Vous pensiez le luxe comme ce secteur intouchable, qui affichait une croissance insolente là où toutes les autres industries se prenaient les pieds dans le tapis ? Think again. Les résultats des plus grands groupes en 2024 déçoivent, et la frilosité de l’économie chinoise donne des frissons au monde entier. L’année 2025 se présente à nous pleine d’obstacles, alors que faire ? C’est en revalorisant son lien à ses audiences devenues expertes, en prenant en compte leurs attentes et leurs effronteries que le luxe trouvera l’une des pistes de son salut.
Plus expertes que jamais.
Aujourd’hui, les marques de luxe ne s’adressent plus à leurs consommateurs, elles soumettent des idées, des opinions à des fans experts. Ça peut paraître radical, mais le niveau de “luxury literacy” atteint est sans précédent et a engendré une nouvelle génération d’experts qui s’abreuvent directement via les finsta ou des points de vue aussi tranchés que tranchants qu’on peut désormais lire sur Substack.
Riches de ce nouveau niveau d’expertise, les voilà à même de manipuler les références passées, présentes de votre marque ou même de spéculer sur son futur. La fin d’une confiance aveugle dans les plus grandes maisons, vient ainsi bouleverser la notion de brand loyalty si importantes jusque-là et ancrer un nouveau rapport désacralisé au luxe.
Les confins de l’hyper personnalisation
De cette nouvelle confiance, émerge une envie de prendre part à la conversation créative, d’utiliser les pièces de luxe – autrefois hautement statutaires en elles-mêmes, pour les hyper-personnaliser.
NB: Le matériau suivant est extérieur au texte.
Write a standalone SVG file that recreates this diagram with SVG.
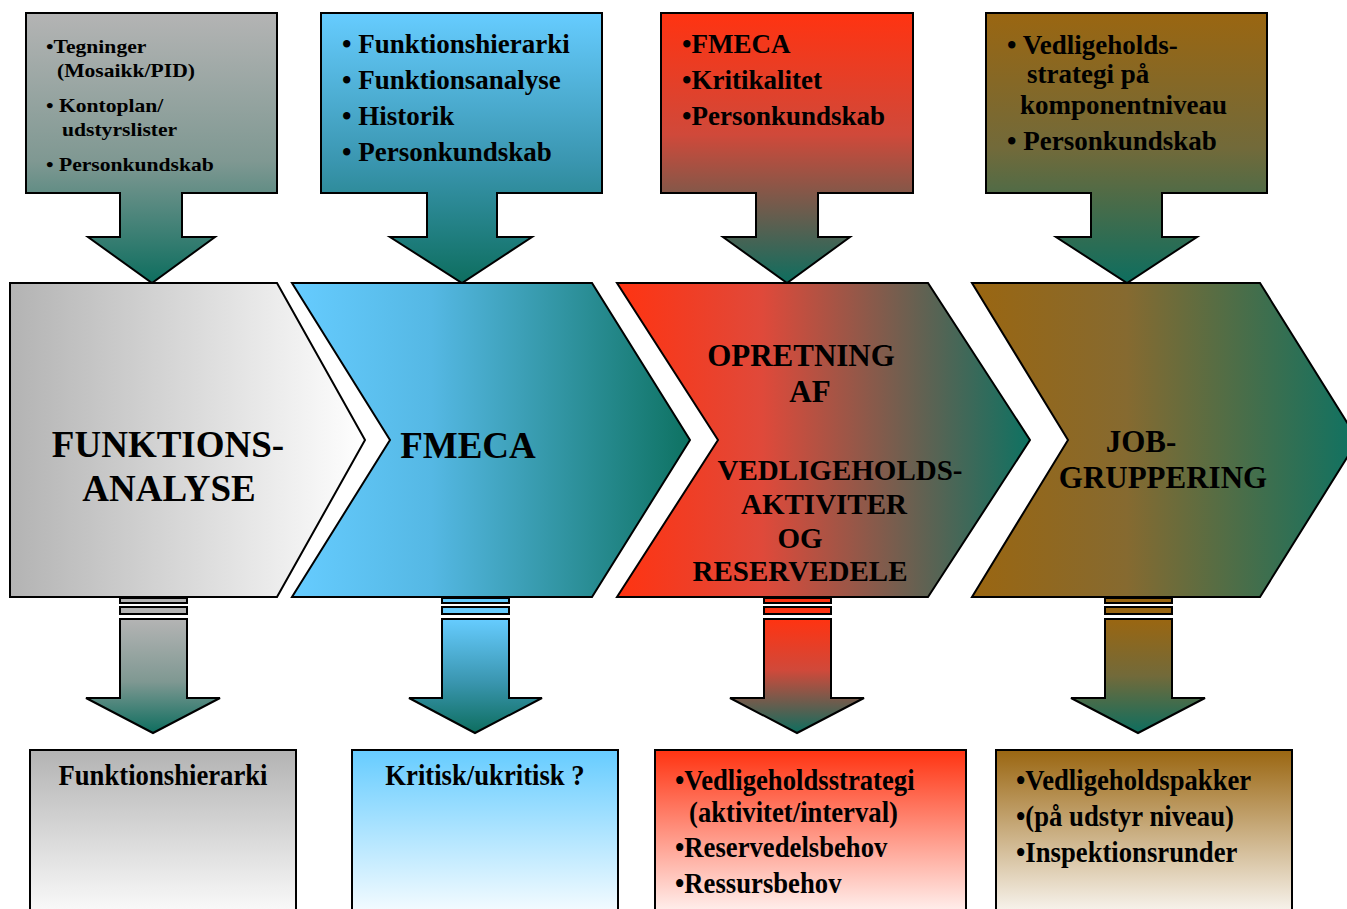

Un peu comme de simples tableaux vierges sur lesquels on viendrait imprimer ce besoin de se raconter et de mettre en récit sa propre personne – ô combien existentielles dans notre époque troublée.
L’instrument de personnalisation par excellence, ce sont les charms – qu’on traduirait par breloques, souvent un peu kitsch et régressives. Désormais partout, ils consacrent cette volonté (presque arrogante) d’être considérés comme partie prenante du processus créatif (“j’accessoirise mon sac pour parfaire le travail du designer à mon image”), mais aussi ce rapport désacralisé aux produits de luxe qui ne sont plus vus comme fins mais comme moyens vers un autre statut, un autre soi à renouveler à l’envie selon la trend ou l’aesthetic du moment.
Mais les marques doivent bien comprendre que l’attrait du charms ne suffit pas (même à 380€ un scoubidou reste un scoubidou): c’est ce besoin de personnalisation poussée à l’extrême, d’accessoirisation maximaliste de soi, qu’elles doivent rendre possible.
Dupe moi si tu peux.
Pour suivre les tendances sans se ruiner, les dupes et pingti (des copies de grande qualité) sont désormais partout et ne sont plus perçus comme honteux par les jeunes générations mais au contraire comme une forme d’intelligence, une manière de hacker le monde du luxe à moindre frais. Une atteinte directe à l’IP des plus grandes maisons qui semblent être une fatalité : coupez une tête, dix en repoussent.
“If you can’t fight it, you may as well embrace it”, comme le disent les anglo-saxons, et force est de reconnaître que la meilleure manière de battre les dupes à leur propre jeu est d’adopter un nouveau point de vue.
S’inscrire dans les conversations d’abord. La dupe economy est un des sujets de conversations les plus vivants en ligne : on en parle, on les compare, on pose des questions. Bref, c’est une conversation à laquelle les marques ne doivent pas se soustraire. Créer une prise de parole qui viendrait court-circuiter cette logique peut créer de nouvelles opportunités. Olaplex a créé son propre dupe, Oladupé, fait monter la hype avant de révéler le poteau rose et pour revaloriser la composition inégalable de ses produits. Résultat : plus d’un million de dollars de media value autour de l’opé et un statut réaffirmé.
Mais il y a surtout de vraies opportunités à saisir, si et seulement si, les marques se laissent ENFIN aller à un peu d’autodérision et d’espièglerie. Un autre exemple payant a été celui de Marc Jacobs qui a bien compris que flairer les derniers dupes était aussi une manière de comprendre comment ses fans s'approprient les marques pour les faire évoluer bien loin des carcans trop rigides des grandes maisons. En s’alliant à Ava Nirui – une dupeuse new yorkaise des plus créatives, Marc Jacobs a su capitaliser sur cette espièglerie et cette fraîcheur en recalibrent une nouvelle offre (Heaven by Marc Jacobs) dans laquelle il s’inspire de toute la créativité de ces mécréants du luxe – pour en rire plutôt que d’en pleurer.